▸ TO DO: Everything from the line containing "Write a Python" to the line containing "import matplotlib.pyplot as plt", both lines included, must be copied exactly; nothing else should be.

## begin SUPPLIED DATA

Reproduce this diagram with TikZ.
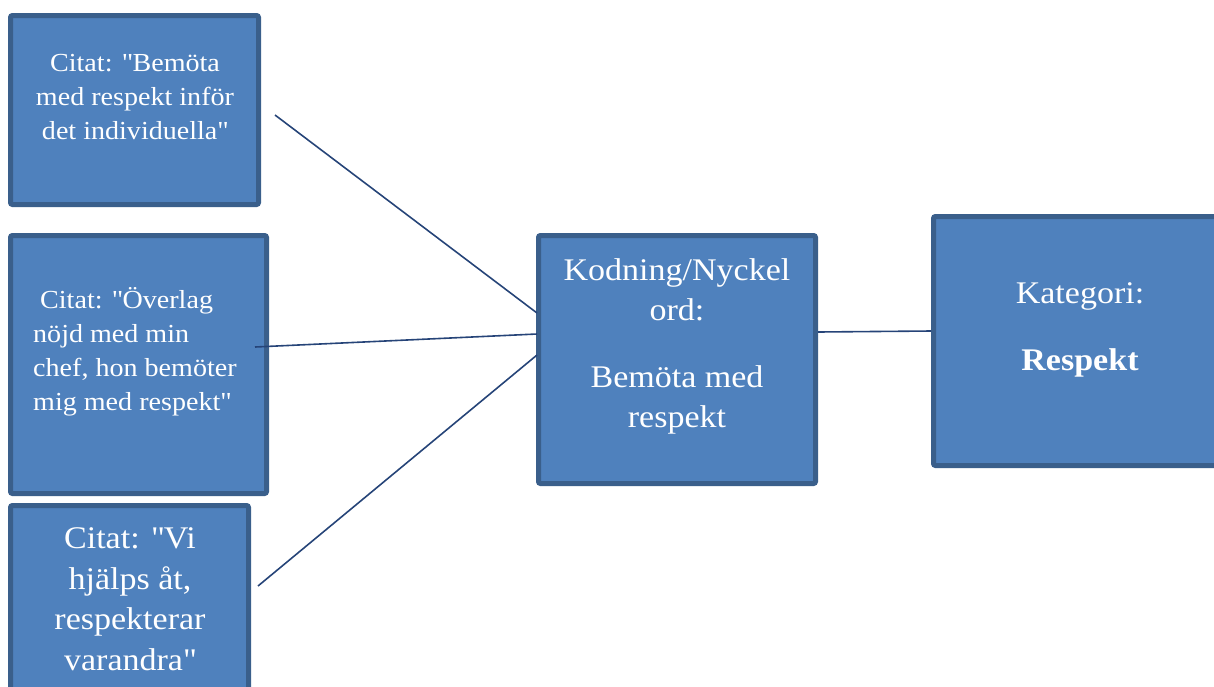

## end SUPPLIED DATA
## begin SUPPLIED DATA

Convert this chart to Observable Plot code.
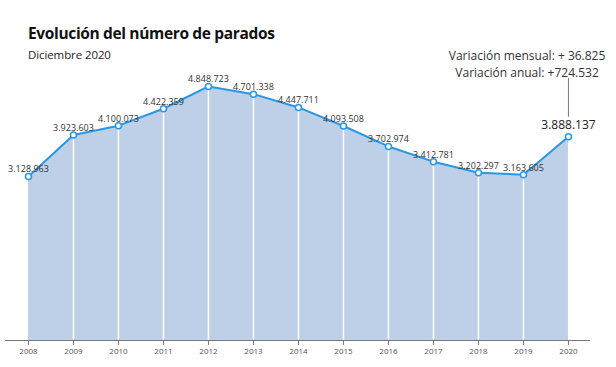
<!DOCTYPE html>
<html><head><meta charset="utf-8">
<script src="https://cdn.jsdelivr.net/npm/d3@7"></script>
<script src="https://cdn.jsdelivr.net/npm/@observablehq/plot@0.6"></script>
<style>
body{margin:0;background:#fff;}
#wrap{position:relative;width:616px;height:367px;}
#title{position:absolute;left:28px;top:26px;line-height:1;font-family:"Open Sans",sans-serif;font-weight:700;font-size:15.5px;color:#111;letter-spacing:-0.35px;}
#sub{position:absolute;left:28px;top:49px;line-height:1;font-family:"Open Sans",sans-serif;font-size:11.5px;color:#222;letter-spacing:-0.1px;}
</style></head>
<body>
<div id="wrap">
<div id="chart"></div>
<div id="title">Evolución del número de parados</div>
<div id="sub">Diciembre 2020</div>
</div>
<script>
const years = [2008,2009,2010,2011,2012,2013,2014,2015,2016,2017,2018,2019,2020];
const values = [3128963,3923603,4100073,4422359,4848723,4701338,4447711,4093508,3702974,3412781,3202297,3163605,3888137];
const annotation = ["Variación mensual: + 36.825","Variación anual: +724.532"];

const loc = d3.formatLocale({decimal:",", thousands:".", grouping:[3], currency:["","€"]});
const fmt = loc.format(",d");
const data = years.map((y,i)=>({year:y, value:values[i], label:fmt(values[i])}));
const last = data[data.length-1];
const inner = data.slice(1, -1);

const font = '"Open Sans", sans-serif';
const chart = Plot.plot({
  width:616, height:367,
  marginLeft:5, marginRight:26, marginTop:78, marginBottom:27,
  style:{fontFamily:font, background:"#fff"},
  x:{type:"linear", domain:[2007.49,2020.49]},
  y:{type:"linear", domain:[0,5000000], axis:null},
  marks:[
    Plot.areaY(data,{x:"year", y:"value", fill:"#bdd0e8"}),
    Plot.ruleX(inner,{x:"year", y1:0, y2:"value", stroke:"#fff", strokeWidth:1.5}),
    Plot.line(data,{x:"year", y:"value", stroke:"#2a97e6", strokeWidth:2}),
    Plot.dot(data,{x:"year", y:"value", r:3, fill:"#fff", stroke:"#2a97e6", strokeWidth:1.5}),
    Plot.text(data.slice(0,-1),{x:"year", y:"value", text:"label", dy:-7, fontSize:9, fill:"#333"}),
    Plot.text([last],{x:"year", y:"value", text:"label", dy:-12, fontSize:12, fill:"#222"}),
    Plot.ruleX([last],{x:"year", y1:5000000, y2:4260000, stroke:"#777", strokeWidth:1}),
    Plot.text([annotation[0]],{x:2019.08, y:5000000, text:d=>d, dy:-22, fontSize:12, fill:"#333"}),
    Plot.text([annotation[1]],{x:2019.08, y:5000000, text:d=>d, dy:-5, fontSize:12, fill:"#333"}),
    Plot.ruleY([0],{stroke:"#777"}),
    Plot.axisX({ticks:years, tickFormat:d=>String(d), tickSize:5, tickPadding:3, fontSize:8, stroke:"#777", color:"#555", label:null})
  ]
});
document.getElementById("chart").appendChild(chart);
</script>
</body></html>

## end SUPPLIED DATA
## begin SUPPLIED DATA

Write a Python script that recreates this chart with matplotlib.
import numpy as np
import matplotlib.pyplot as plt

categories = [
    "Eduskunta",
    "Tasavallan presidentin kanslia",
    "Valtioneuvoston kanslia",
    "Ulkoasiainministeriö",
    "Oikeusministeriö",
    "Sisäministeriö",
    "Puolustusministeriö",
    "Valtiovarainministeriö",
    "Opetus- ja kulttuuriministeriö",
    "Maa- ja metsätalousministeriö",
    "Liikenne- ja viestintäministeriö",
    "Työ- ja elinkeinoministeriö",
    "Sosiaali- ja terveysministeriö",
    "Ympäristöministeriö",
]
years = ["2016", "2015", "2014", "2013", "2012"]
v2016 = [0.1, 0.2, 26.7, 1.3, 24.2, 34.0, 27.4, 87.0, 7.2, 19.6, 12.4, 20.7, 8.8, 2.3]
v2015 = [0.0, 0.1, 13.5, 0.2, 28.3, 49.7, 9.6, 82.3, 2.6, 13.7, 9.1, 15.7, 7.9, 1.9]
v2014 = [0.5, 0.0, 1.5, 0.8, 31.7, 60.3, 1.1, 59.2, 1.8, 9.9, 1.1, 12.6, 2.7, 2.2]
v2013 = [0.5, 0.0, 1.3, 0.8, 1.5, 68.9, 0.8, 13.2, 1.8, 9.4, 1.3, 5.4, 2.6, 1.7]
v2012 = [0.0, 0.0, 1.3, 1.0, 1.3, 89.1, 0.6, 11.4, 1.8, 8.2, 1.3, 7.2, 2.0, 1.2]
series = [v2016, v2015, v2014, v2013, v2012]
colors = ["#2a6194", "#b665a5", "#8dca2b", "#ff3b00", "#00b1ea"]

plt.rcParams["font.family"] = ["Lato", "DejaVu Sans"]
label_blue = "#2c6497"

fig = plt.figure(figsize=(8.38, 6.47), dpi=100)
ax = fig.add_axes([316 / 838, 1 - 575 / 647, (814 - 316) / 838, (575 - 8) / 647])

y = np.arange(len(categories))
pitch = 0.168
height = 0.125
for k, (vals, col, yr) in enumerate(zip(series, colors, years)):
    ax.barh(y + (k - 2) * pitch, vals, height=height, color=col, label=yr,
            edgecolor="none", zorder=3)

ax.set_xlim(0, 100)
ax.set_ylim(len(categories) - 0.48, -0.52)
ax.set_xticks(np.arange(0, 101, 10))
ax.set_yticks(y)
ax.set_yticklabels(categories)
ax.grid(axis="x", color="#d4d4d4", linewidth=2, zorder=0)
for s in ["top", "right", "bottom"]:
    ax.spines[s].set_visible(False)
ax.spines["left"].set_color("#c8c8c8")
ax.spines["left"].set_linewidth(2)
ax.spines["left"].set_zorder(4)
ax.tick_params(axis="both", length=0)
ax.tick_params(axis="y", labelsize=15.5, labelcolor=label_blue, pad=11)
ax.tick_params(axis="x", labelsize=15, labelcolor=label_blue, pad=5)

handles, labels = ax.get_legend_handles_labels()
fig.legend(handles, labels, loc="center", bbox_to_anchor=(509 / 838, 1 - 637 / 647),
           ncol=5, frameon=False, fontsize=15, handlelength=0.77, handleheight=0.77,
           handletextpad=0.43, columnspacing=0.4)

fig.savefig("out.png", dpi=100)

## end SUPPLIED DATA

▸ EXERCISE RESULT:
Write a Python script that recreates this chart with matplotlib.
import numpy as np
import matplotlib.pyplot as plt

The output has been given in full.